Another important theoretical lens is that of “expanded context” proposed by Morphy and Perkins, which calls for considering the original meaning and social context of a work as integral to its understanding. Mazzi applies this principle by creating works that transcend pure aesthetics to include the stories and voices of local communities, transforming each project into a cross-cultural encounter in which communities themselves participate as active agents, following Alfred Gell’s perspective of agency. Her works, therefore, go beyond the “traffic in cultures” described by Marcus and Myers: they are not simply exchanges of symbols, but spaces in which meaning is co-constructed, allowing the viewer to come into direct contact with the cultural complexity of the territory and the people represented.
In the following interview, Mazzi guides us through her vision of art as “response-ability”, a concept developed by Tim Ingold, which here manifests itself as a deep sensitivity to responding to local contexts and representing otherness in a respectful and participatory way. We discuss with her the delicate balance between inspiration and appropriation, how art can become a means of reconciliation and understanding, and how each project presents an opportunity to engage communities in a global narrative that preserves their cultural identity.
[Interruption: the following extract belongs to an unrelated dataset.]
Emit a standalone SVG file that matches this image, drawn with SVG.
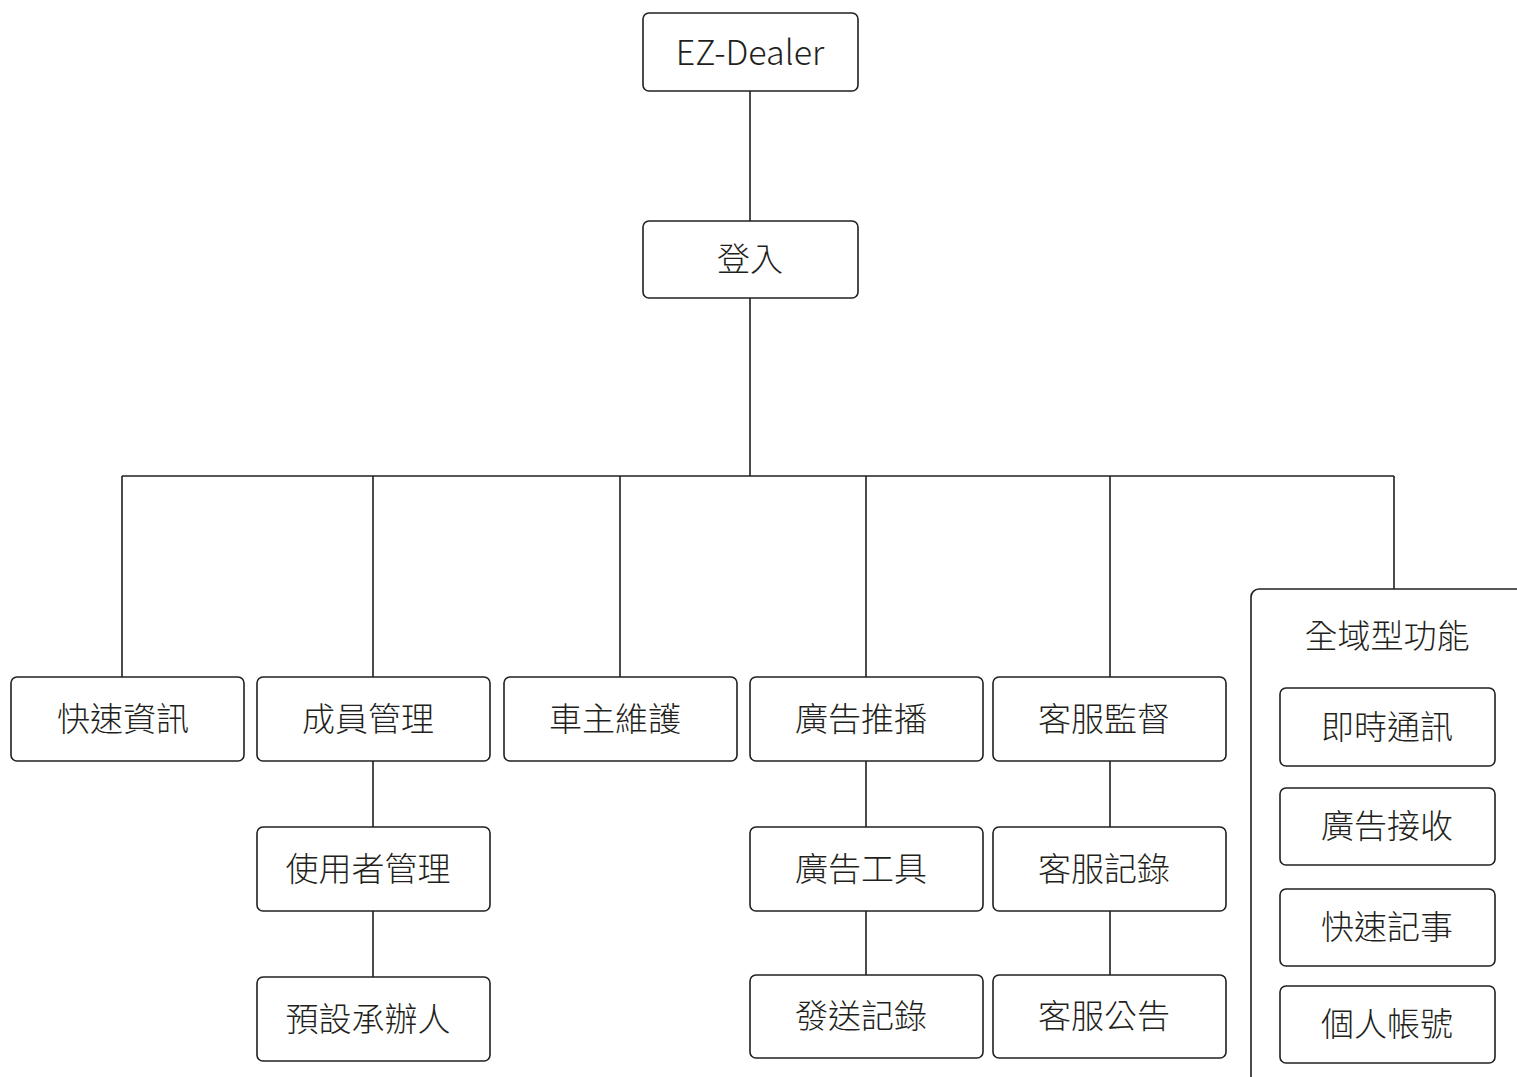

With this interview, I invite Agora and Etnográfica readers to reflect on art not only as an aesthetic creation but as an ethical and political practice, a space for cultural negotiation and a platform for authentic dialogue between different communities, territories and publics.
Marco Maria Zanin (MMZ): Arnd Schneider explores the issue of cultural appropriation in the context of contemporary art as a process of identity negotiation and hermeneutic practice. Schneider critiques simplistic views of appropriation as mere “copying” or imitation, proposing instead to interpret it as a complex dynamic in which the artist not only borrows cultural elements from other traditions, but also reworks and transforms them, giving new meanings. This practice thus becomes a means of intercultural understanding, especially when it is based on a deep respect for cultures of origin and a dialogue that avoids reducing the other to an exotic or stereotyped image.
The global context of contemporary art, however, makes these issues even more relevant, as works born in local contexts are experienced and interpreted in international spaces where the risk of superficial aestheticization is high.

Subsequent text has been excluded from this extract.